Trying to conceive TTC hope and despair

Coping With Hope And Despair When TTC

When you are trying to conceive (TTC) it’s hard to manage the constant cycle of hope and despair. You want to stay positive while trying but then it’s crushing when you get a negative. It’s easy to get deflated, lose energy to keep going or simply feel tender and hurt. The ups and downs are especially hard to deal with because very few people understand what you are going through.

When I was in the position, I found it was easy to want to bury my head in the sand and stop trying. In some ways it felt easier to give up than to keep TTC. Even despite the incredible stress and difficulty, it’s important to stay connected to your dream of motherhood to keep you motivated and moving forward.  Here are some ideas about how to “Keep on Carrying On.”

Staying Present

In order to deal with hope and despair when TTC, when emotions of sadness, disappointment and regret surface, return to the present by finding skeleton and the body. Stay present with sensations of body.

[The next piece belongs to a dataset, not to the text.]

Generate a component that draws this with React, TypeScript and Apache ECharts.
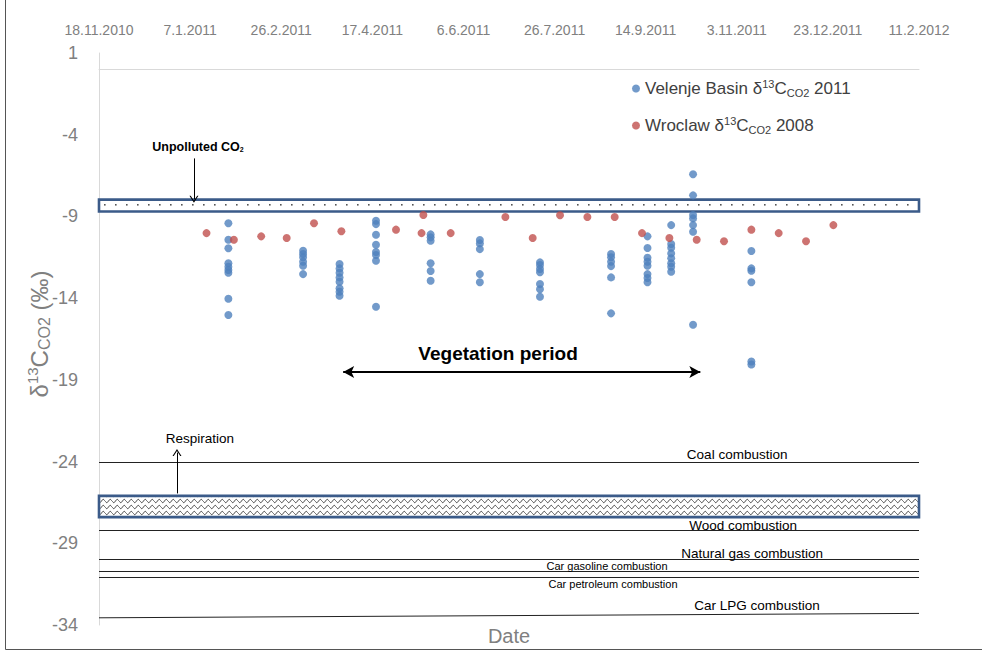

Notice the messages and stories you are telling yourself. Recognize them and try to return to neutrality of the body and present. Notice when you are getting ahead of yourself, worrying about future.

See if you can make a distinction between the emotions you are feeling and the thoughts, worries and stories that you are generating. Stay with the emotions and drop the stories as best you can. Try not to get ahead of yourself about what’s next, or what a certain cycles outcome means about the future. Stay present with the sensations and emotions.  Not the fears, worries and concerns.

Stay Open To Possibility

Also notice when you are shutting down and refusing to look at options. I know for me when things felt devastating, my first reaction was to shut down. I refused to keep generating ideas or options. I erected a wall and refuse to look behind it. If at all possible, notice when you are refusing to stay open to options. Look for times when you create an absolute or other barrier. Ask friends for gentle support to keep yourself in conversation about what’s possible.  Try to google the topic and see what’s possible or how other people have dealt with similar concerns. Reach out to your support network or this group for help processing concerns and to gently nudge you to keep looking.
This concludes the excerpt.